MISTÉRIOS DA PRAÇA DE ESPANHA


Ernâni Oliveira – colecção particular


Este lugar ameaça ser, já é?, lugar para meditações superficiais e requentadas sobre o corrido no país e no mundo pequeno que a Teresa C. abrange com ler/ouvir. O ver é diferente: na cidade, travessa e atravessada, regista detalhes grados e miúdos. Aparentes, estes, por ocultarem, mostrando, vidas trágicas ou (des)esperançadas de “gente como nós”.

 

Pelas duas horas após dia meado, deambula na Praça de Espanha. Ao longe e na vez primeira, figura esborratada; braço ao alto. Exibia objecto. No perto, idoso. Samarra coçada. Gola de raposa há muito desfeita em pó na terra. O braço levantado segurava, na mão, saco de plástico contendo meia dúzia de ‘línguas-da-sogra’. Não requeria esmola. Vender, barato, bem que a saudosos das praias d’antanho satisfizesse. Como ele. Origem minhota ou «terreola» do Litoral Norte, suposição.
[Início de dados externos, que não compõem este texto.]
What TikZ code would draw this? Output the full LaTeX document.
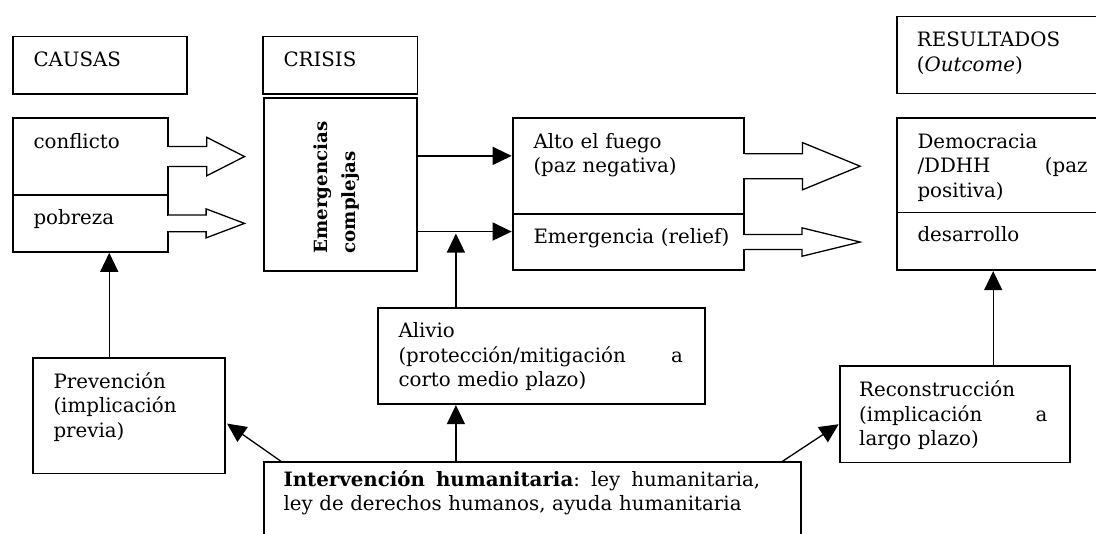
\documentclass[tikz,border=0pt]{standalone}
\usepackage{fontspec}
\setmainfont{DejaVu Serif}
\usetikzlibrary{arrows.meta}

\newcommand{\fsz}{\fontsize{19.8}{24.5}\selectfont}
% block arrow: #1 start, #2 shaft half, #3 head half, #4 shaft length, #5 tip distance
\newcommand{\hollowarrow}[5]{%
  \fill[white] ([shift={(-1.3,-#2+0.8)}]#1) rectangle ([shift={(1.3,#2-0.8)}]#1);
  \draw[blockarrow] ([shift={(0,-#2)}]#1) -- ++(#4,0) -- ++(0,#2-#3) -- ([shift={(#5,0)}]#1)
    -- ([shift={(#4,#3)}]#1) -- ++(0,#2-#3) -- ([shift={(0,#2)}]#1);
}

\tikzset{
  box/.style={draw, line width=1.8pt, inner sep=0pt, anchor=north west},
  lbl/.style={inner sep=0pt, anchor=base west, align=left, font=\fsz},
  conn/.style={line width=1.3pt, -{Triangle[length=19pt,width=18pt]}},
  blockarrow/.style={draw, fill=white, line width=1.3pt, line join=miter},
}

\begin{document}
\begin{tikzpicture}[x=1pt,y=-1pt]
\useasboundingbox (0,0) rectangle (1096,534);
\clip (0,0) rectangle (1096,534);

%Shape: Boxes
\node[box, minimum width=173.4pt, minimum height=57.6pt] (causas) at (12.3,35.7) {};
\node[box, minimum width=154.2pt, minimum height=57.3pt] (crisis) at (262.3,35.7) {};
\node[box, minimum width=214pt, minimum height=77pt] (resultados) at (895.7,15.7) {};
\node[box, minimum width=154.4pt, minimum height=76.7pt] (conflicto) at (12.3,117.3) {};
\node[box, minimum width=154.4pt, minimum height=57pt] (pobreza) at (12.3,194) {};
\node[box, minimum width=153.3pt, minimum height=172.7pt] (emerg) at (262.7,97.3) {};
\node[box, minimum width=231pt, minimum height=96pt] (alto) at (511.7,117.3) {};
\node[box, minimum width=231pt, minimum height=55.7pt] (relief) at (511.7,213.3) {};
\node[box, minimum width=213pt, minimum height=94.4pt] (democracia) at (895.7,117.3) {};
\node[box, minimum width=213pt, minimum height=57.6pt] (desarrollo) at (895.7,211.7) {};
\node[box, minimum width=192.3pt, minimum height=115.4pt] (prevencion) at (31.7,357.3) {};
\node[box, minimum width=327pt, minimum height=96pt] (alivio) at (377.3,307.3) {};
\node[box, minimum width=230.6pt, minimum height=96.7pt] (reconstruccion) at (838.7,365) {};
\node[box, minimum width=537.3pt, minimum height=100pt] (intervencion) at (262.7,461.3) {};

% Text Node
\node[lbl, text width=150pt] (causas-t) at ([shift={(21,30.5)}]causas.north west) {CAUSAS};
\node[lbl, text width=130pt] (crisis-t) at ([shift={(21,30.5)}]crisis.north west) {CRISIS};
\node[lbl, text width=180pt] (resultados-t) at ([shift={(21,31)}]resultados.north west) {RESULTADOS\\(\textit{Outcome})};
\node[lbl, text width=130pt] (conflicto-t) at ([shift={(21,31)}]conflicto.north west) {conflicto};
\node[lbl, text width=130pt] (pobreza-t) at ([shift={(21,30.5)}]pobreza.north west) {pobreza};
\node[font=\fontsize{18.2}{28}\selectfont\bfseries, rotate=90, anchor=north west, align=left, inner sep=0pt] (emerg-t) at (313,253.5) {Emergencias\\complejas};
\node[lbl, text width=200pt] (alto-t) at ([shift={(21.6,31)}]alto.north west) {Alto el fuego\\(paz negativa)};
\node[lbl, text width=200pt] (relief-t) at ([shift={(21.6,30)}]relief.north west) {Emergencia (relief)};
\node[lbl, text width=170pt] (democracia-t) at ([shift={(21.6,31)}]democracia.north west) {Democracia\\/DDHH \hfill (paz\\positiva)};
\node[lbl, text width=170pt] (desarrollo-t) at ([shift={(21.6,30)}]desarrollo.north west) {desarrollo};
\node[lbl, text width=170pt] (prevencion-t) at ([shift={(21.6,31)}]prevencion.north west) {Prevención\\(implicación\\previa)};
\node[lbl, text width=284.4pt] (alivio-t) at ([shift={(21,30.4)}]alivio.north west) {Alivio\\(protección/mitigación \hfill a\\corto medio plazo)};
\node[lbl, text width=188.3pt] (reconstruccion-t) at ([shift={(20.3,31.7)}]reconstruccion.north west) {Reconstrucción\\(implicación \hfill a\\largo plazo)};
\node[lbl, text width=476.7pt] (intervencion-t) at ([shift={(20.6,25)}]intervencion.north west) {\textbf{Intervención}\hfill\textbf{humanitaria}:\hfill ley\hfill humanitaria,\\ley de derechos humanos, ayuda humanitaria};

%Shape: Block arrows
\hollowarrow{conflicto.east}{10}{19.2}{38.3}{76}
\hollowarrow{pobreza.east}{8.3}{14.5}{37.6}{76}
\hollowarrow{alto.east}{12.5}{23.6}{58}{115.6}
\hollowarrow{relief.east}{7.5}{14.2}{57.5}{115.6}

%Straight Lines
\coordinate (altoIn) at ([shift={(0,-10.3)}]alto.west);
\coordinate (reliefIn) at ([shift={(0,-10.5)}]relief.west);
\coordinate (alivioX) at ([shift={(-85.8,0)}]alivio.north);
\coordinate (prevX) at ([shift={(-19.5,0)}]prevencion.north);
\coordinate (recX) at ([shift={(38.3,0)}]reconstruccion.north);
\draw[conn] (emerg.east |- altoIn) -- (altoIn);
\draw[conn] (emerg.east |- reliefIn) -- (reliefIn);
\draw[conn, shorten >=2pt] (alivioX) -- (alivioX |- reliefIn);
\draw[conn] (intervencion.north -| alivioX) -- (alivio.south -| alivioX);
\draw[conn] (prevX) -- (prevX |- pobreza.south);
\draw[conn] (recX) -- (recX |- desarrollo.south);
\draw[conn] ([shift={(18.3,0)}]intervencion.north west) -- ([shift={(1.3,7.7)}]prevencion.east);
\draw[conn] ([shift={(-19.3,0)}]intervencion.north east) -- ([shift={(0,10)}]reconstruccion.west);

\end{tikzpicture}
\end{document}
Rosto vincado. Postura digna. Conjecturas outras: transplantado da terra original para meio urbano por conta de filhos entregues ao ganha-pão; reforma pequena.

 

De novo, Praça de Espanha. Sete e quarenta de manhãs mal nascidas. Candeeiros escorrendo luzes no quase desfeito breu. Cinza negro, o carro. Pequeno. Velhice conservada. O relógio pode acertar-se pelo piscar á direita. Fim: estacionamento de terra batida atrás da Comuna. Um minuto de atraso e não se dará pela vida condutora. De onde virá? Acordada desde as seis? Ramerrame quotidiano serra de ilusões (al)quebradas? Entusiasmo por trabalho novo e pontualidade como traço gravado na matriz/personalidade?

 

A Praça de Espanha, tantos sítios mais!, mostra realidades mais ricas que as sustentadas por telas e pincéis. Redutora: o Ernâni Oliveira retrata-as como ninguém.

 

Atentar no folhetim Crespo, isso sim, é falta de assunto. Por hoje, evitei a tentação.